----- PROVIDED DATA
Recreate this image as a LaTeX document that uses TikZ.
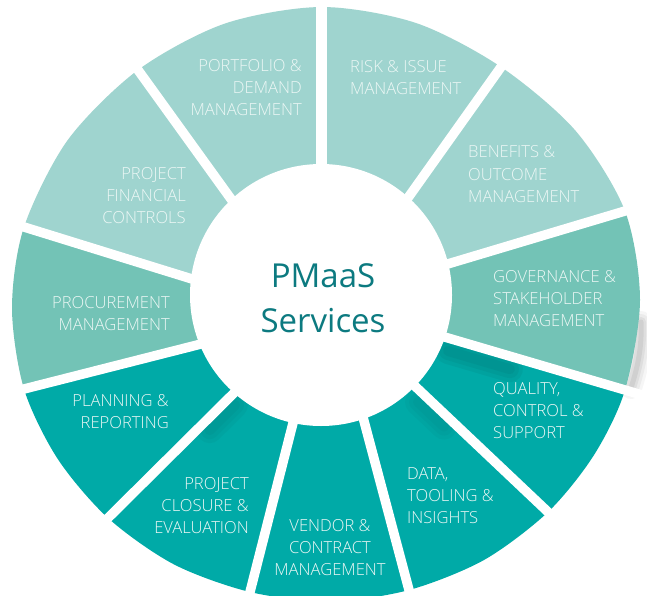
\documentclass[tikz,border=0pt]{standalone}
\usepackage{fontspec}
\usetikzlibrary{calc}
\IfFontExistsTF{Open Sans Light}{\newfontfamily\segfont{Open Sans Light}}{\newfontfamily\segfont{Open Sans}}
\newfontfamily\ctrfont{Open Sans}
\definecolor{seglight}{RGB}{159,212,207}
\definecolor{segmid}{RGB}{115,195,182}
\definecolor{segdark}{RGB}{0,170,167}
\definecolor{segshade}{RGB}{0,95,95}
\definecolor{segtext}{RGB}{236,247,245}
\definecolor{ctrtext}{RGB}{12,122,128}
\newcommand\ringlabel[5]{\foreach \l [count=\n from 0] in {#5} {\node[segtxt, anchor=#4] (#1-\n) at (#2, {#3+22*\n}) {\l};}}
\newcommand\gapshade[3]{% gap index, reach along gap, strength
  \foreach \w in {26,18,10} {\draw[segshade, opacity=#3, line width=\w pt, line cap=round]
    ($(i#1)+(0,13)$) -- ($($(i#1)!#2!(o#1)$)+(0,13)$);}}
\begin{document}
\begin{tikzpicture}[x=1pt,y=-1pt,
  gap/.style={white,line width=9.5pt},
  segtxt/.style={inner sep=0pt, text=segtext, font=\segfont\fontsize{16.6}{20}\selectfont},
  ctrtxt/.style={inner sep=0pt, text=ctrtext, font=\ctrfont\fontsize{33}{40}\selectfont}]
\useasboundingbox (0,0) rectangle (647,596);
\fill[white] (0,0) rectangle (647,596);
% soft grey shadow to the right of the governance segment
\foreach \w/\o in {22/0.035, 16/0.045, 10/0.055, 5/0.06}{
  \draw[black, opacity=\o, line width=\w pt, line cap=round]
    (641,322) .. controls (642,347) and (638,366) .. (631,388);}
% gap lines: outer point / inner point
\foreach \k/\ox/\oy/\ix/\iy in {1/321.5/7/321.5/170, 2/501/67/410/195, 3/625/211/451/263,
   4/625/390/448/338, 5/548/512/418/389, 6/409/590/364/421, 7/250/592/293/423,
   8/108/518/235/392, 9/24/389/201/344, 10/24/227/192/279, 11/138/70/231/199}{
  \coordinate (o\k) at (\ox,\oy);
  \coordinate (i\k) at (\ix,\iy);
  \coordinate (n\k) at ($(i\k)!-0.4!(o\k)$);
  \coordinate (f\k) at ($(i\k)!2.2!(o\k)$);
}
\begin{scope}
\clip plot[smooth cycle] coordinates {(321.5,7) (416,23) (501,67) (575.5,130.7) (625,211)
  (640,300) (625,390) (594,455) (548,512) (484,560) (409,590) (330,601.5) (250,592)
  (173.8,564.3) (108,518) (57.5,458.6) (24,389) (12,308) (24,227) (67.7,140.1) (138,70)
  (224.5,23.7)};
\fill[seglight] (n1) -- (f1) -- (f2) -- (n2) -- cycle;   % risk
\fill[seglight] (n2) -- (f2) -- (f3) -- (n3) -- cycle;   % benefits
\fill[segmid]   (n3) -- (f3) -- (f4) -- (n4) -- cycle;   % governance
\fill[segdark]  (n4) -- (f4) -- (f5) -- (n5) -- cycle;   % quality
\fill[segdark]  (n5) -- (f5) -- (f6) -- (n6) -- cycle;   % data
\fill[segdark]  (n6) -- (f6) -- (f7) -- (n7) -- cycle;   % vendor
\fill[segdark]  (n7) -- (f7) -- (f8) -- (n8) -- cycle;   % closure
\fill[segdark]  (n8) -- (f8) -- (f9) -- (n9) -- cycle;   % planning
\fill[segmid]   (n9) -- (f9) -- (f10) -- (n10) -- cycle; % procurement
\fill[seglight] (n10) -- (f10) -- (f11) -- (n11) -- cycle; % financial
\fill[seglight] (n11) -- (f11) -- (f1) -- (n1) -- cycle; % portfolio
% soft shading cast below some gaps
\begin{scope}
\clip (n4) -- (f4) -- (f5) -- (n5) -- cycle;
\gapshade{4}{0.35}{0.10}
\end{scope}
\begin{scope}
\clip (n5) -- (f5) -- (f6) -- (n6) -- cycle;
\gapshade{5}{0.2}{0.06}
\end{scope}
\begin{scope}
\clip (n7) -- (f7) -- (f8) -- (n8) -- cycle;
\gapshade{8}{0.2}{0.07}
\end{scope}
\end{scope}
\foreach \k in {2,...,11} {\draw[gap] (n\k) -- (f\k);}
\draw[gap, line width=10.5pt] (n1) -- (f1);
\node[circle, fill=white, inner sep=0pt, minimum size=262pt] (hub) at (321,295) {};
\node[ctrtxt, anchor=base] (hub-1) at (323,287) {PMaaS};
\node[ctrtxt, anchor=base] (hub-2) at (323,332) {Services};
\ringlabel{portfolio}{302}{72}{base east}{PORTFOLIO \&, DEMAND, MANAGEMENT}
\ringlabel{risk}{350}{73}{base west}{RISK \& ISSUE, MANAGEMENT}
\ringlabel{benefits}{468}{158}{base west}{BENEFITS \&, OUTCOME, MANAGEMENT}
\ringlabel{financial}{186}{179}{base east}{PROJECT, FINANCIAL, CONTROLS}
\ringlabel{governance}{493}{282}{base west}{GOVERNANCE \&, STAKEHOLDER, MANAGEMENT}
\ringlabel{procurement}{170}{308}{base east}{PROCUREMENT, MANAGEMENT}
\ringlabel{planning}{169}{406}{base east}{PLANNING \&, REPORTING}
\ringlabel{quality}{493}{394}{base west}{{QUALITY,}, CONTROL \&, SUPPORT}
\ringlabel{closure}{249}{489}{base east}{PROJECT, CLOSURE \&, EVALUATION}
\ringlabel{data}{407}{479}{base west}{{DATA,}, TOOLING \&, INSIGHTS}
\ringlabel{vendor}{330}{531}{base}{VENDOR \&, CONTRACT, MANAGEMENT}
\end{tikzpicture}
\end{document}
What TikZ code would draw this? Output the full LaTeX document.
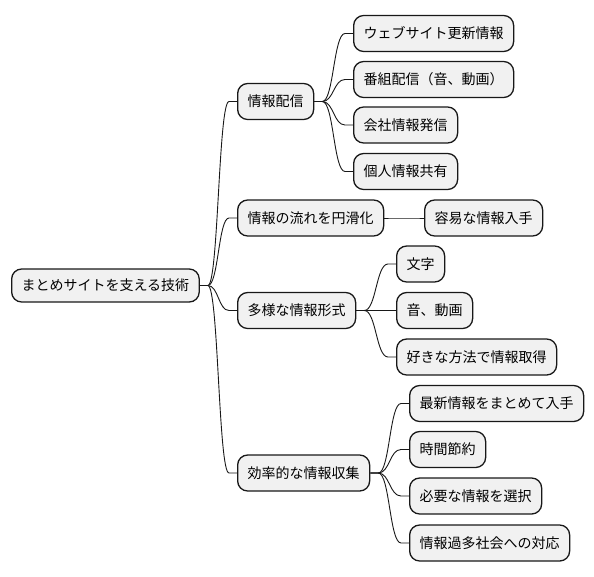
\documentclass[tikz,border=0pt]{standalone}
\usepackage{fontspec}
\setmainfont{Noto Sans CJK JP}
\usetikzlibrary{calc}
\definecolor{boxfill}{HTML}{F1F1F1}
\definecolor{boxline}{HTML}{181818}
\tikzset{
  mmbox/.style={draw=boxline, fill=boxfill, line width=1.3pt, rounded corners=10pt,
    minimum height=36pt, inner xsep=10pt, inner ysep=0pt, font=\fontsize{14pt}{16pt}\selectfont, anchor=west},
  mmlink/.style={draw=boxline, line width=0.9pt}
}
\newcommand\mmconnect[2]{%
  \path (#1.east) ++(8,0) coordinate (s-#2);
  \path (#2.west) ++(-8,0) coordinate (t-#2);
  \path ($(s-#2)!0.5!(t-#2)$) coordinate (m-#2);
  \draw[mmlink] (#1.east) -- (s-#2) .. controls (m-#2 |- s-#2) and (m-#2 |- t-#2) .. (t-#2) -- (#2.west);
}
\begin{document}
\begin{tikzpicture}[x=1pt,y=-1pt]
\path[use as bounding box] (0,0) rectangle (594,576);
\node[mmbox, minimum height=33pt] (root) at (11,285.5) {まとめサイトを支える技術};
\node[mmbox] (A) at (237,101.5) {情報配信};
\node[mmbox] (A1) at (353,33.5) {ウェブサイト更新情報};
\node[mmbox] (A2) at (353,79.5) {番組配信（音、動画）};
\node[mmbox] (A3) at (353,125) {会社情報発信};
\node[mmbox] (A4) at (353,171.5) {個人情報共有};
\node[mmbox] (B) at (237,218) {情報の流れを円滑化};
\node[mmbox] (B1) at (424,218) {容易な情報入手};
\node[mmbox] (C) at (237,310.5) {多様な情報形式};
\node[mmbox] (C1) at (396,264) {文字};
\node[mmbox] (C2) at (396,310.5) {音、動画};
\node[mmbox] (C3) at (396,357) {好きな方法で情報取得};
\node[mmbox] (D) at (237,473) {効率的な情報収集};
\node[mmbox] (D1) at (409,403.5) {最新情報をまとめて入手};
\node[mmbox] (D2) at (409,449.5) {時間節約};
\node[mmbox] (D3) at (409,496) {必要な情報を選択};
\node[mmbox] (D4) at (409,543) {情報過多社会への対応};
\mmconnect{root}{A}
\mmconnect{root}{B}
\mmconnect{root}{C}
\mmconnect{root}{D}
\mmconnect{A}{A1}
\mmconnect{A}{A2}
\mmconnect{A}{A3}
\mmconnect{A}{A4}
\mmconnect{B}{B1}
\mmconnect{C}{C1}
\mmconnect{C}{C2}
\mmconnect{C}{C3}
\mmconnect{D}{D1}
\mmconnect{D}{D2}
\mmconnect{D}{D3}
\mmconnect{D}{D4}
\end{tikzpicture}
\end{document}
----------
:: STATED GOAL ::
Among the lines above, determine how many hold the word "this"; report the figure alone.

:: SOLUTION BELOW ::
2